I am still getting used to the house with its mysterious freezing pipes and plumbing, its nightly creaks and groans,  thermostats and central heating (everything is in Fahrenheit) and deadly trash compactor.  On the upside we have a flagged letterbox and squirrels in our back yard.  Yes, apart from a lovely mockingbird we also have squirrels (the grey squirrel, the fox squirrel and another little southern flying squirrel who is timid and rarely spotted) who again are very entertaining and very cute unless you have out door cane furniture – which we don’t so we welcome the populous of Grove Pointe squirrels.

It seems there is so much to learn and understand about living in America (which is so different to Australia – a blog will follow) and I have to say I feel like such an environmental vandal since residing here.  I try to be environmentally conscience but the heat stays on 24 hours a day 7 days a week and in summer the air conditioning is the same.  Neither is ever turned off.   And they don’t recycle.  Why not?  I have no idea!  My ‘green’ bags are a source of mystery and enlightenment to the grocery packers (young teenage boys or very short older Hispanic males) who are almost reluctant to use them.  They will however use about 50 plastic bags for 50 items.  Seriously, it is almost one item per plastic bag.  I will however endeavour to train them to my ways……or just pack my own groceries (but still tip them).

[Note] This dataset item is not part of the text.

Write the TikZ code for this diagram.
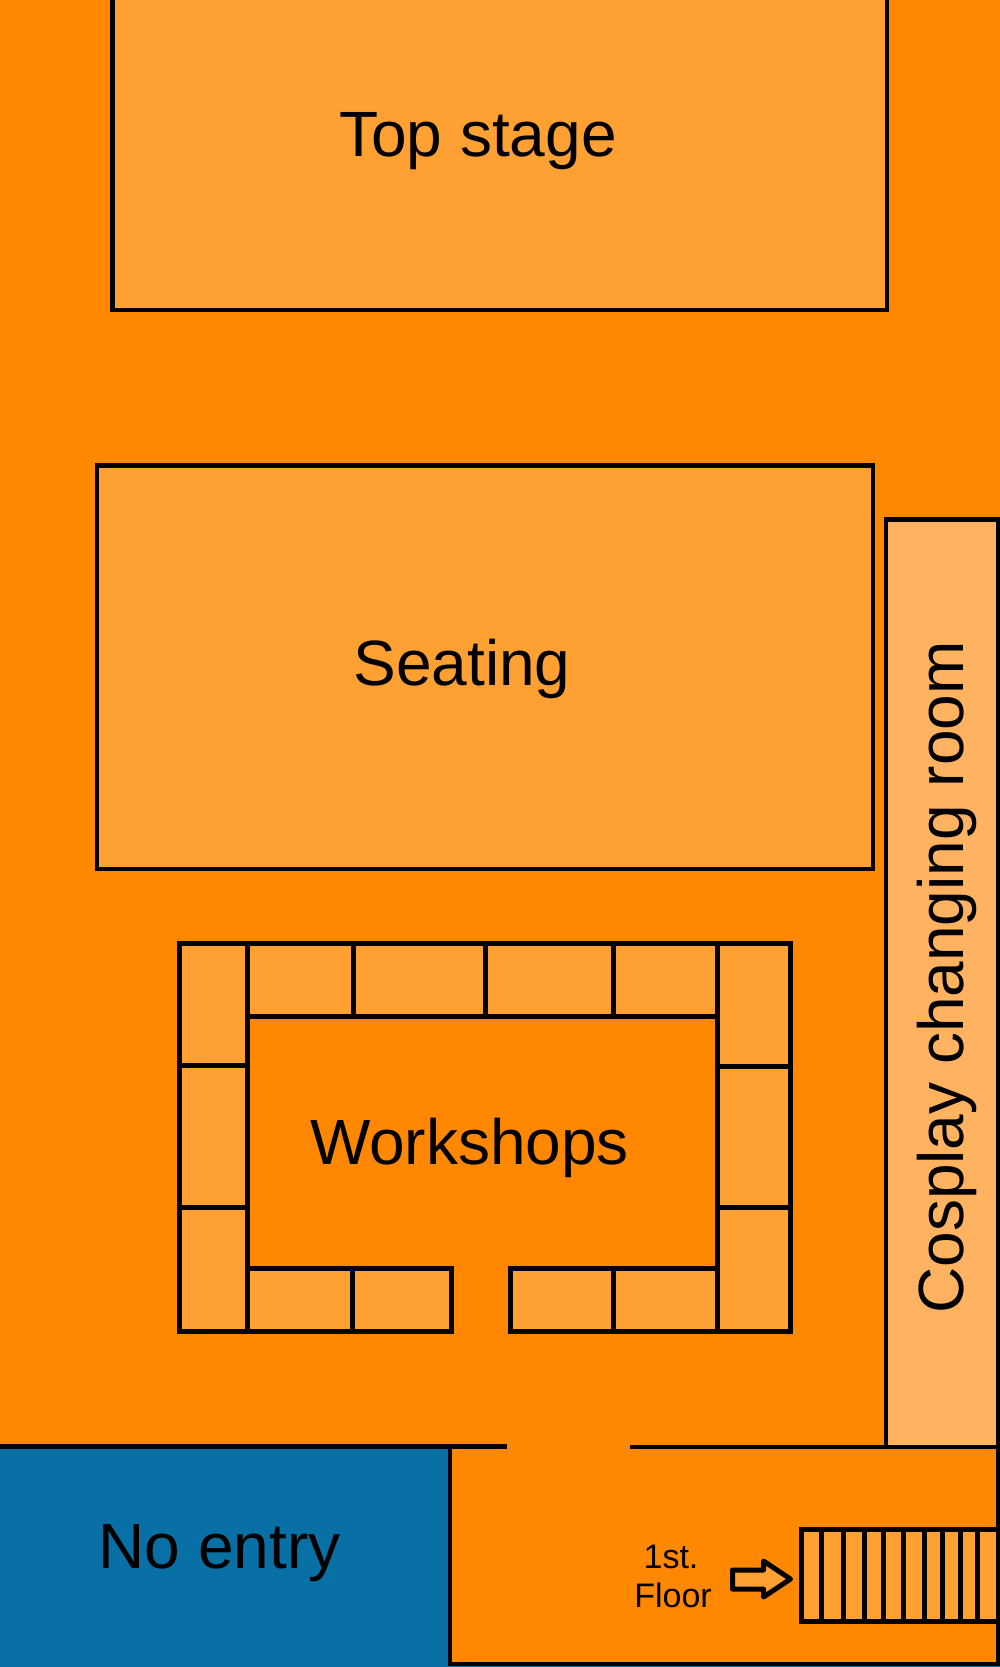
\documentclass[tikz,border=0pt]{standalone}
\usepackage{fontspec}
\setmainfont{Liberation Sans}
\definecolor{floor}{HTML}{FF8800}
\definecolor{room}{HTML}{FFA033}
\definecolor{change}{HTML}{FFB25F}
\definecolor{closed}{HTML}{0870A4}
\tikzset{
  wall/.style={draw=black,line width=4.5pt,line join=miter},
  thickwall/.style={draw=black,line width=5pt,line join=miter},
  roomfill/.style={wall,fill=room},
  biglabel/.style={anchor=base,inner sep=0pt,font=\fontsize{64pt}{70pt}\selectfont},
  smalllabel/.style={anchor=base,inner sep=0pt,font=\fontsize{34pt}{39pt}\selectfont}
}
\begin{document}
\begin{tikzpicture}[x=1pt,y=-1pt]
\useasboundingbox (0,0) rectangle (1000,1667);
\fill[floor] (0,0) rectangle (1000,1667);
% Top stage and seating
\draw[roomfill] (112.5,-10) rectangle (887,310);
\node[biglabel] (top) at (478,157) {Top stage};
\draw[roomfill] (97,465.5) rectangle (873,869);
\node[biglabel] (seat) at (462,685) {Seating};
% Changing room
\draw[wall,fill=change] (886,519.5) rectangle (998,1447);
\node[biglabel,rotate=90] (cosplay) at (963,977.5) {Cosplay changing room};
% Workshops
\fill[room] (179,943.5) rectangle (790,1331.5);
\fill[floor] (247.5,1016.5) rectangle (717.5,1268.5);
\fill[floor] (451.5,1268.5) rectangle (510.5,1340);
\draw[thickwall] (451.5,1331.5) -- (179,1331.5) -- (179,943.5) -- (790,943.5) -- (790,1331.5) -- (510.5,1331.5) -- (510.5,1268.5) -- (717.5,1268.5);
\draw[thickwall] (717.5,1016.5) -- (247.5,1016.5);
\draw[thickwall] (247.5,1268.5) -- (451.5,1268.5) -- (451.5,1333.5);
\draw[thickwall] (247.5,943.5) -- (247.5,1331.5);
\draw[thickwall] (717.5,943.5) -- (717.5,1331.5);
\foreach \x in {353,485.5,613.5} \draw[thickwall] (\x,943.5) -- (\x,1016.5);
\foreach \x in {352.5,613.5} \draw[thickwall] (\x,1268.5) -- (\x,1331.5);
\foreach \y in {1065.5,1207} \draw[thickwall] (179,\y) -- (247.5,\y);
\foreach \y in {1066.5,1207.5} \draw[thickwall] (717.5,\y) -- (790,\y);
\node[biglabel] (work) at (469.5,1164) {Workshops};
% No entry
\fill[closed] (0,1447) rectangle (450,1667);
\fill[closed] (450,1665.5) rectangle (1000,1667);
\node[biglabel] (noentry) at (219.5,1568) {No entry};
% Entrance walls
\draw[thickwall] (0,1446.5) -- (507,1446.5);
\draw[wall] (630,1447) -- (1000,1447);
\draw[wall,line width=4pt] (450,1447) -- (450,1664) -- (998,1664) -- (998,1447);
% Stairs
\fill[room] (801.5,1529.5) rectangle (996,1621.5);
\draw[thickwall] (996,1529.5) -- (801.5,1529.5) -- (801.5,1621.5) -- (996,1621.5);
\foreach \x in {821,843.3,864.5,883.5,903.5,924.5,942.5,960.5,977.5}
  \draw[thickwall] (\x,1529.5) -- (\x,1621.5);
\draw[thickwall,line join=round,fill=room] (732.5,1570) -- (763.5,1570) -- (763.5,1561) -- (790.5,1579) -- (763.5,1597) -- (763.5,1589) -- (732.5,1589) -- cycle;
\node[smalllabel] (first) at (671,1568) {1st.};
\node[smalllabel] (floorlabel) at (673,1607) {Floor};
\end{tikzpicture}
\end{document}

So our rented furniture arrived on the Monday and once the bed was bought inside and made up Steve fell into it and snored and sweated and coughed and snuffled the next few days away in it (although I did have to tazer him out of it around the third day in order to take him to the doctor).  Moved out of our temporary accommodation on the Tuesday, the day after that our shipment from Australia arrived (all great on that front with nothing broken or damaged) so I potted about, unpacked, moved furniture, unpacked a bit more, moved some more things about and got very settled and relaxed in order to enjoy my new surroundings (Steve will never find a thing) aaaand, that’s when the flu hit.  Therein I have been bed bound for about five days although I am starting to feel (and look) much more human again.  I am also up and about today  (okay, I am writing this in bed) testing out the new internet and cable connection but up and about in fluey sort of way.  I also glanced at my emails this afternoon to find I have quite a bit of catching up to do so thank you for your messages and I will get to them all as soon as I can.

And before I almost forget, Gus and Zoe have also both settled in beautifully and seem to have made themselves very much at home.   They are two happy cats so that makes me happy.

Well, I guess this is home now.  For the next three years anyway so nothing else:  tornadoes, freezing pipes, a ‘Christine’ trash compactor (you will have to read Steven King novels to understand) or the flu really matters because being home is really where a story beings.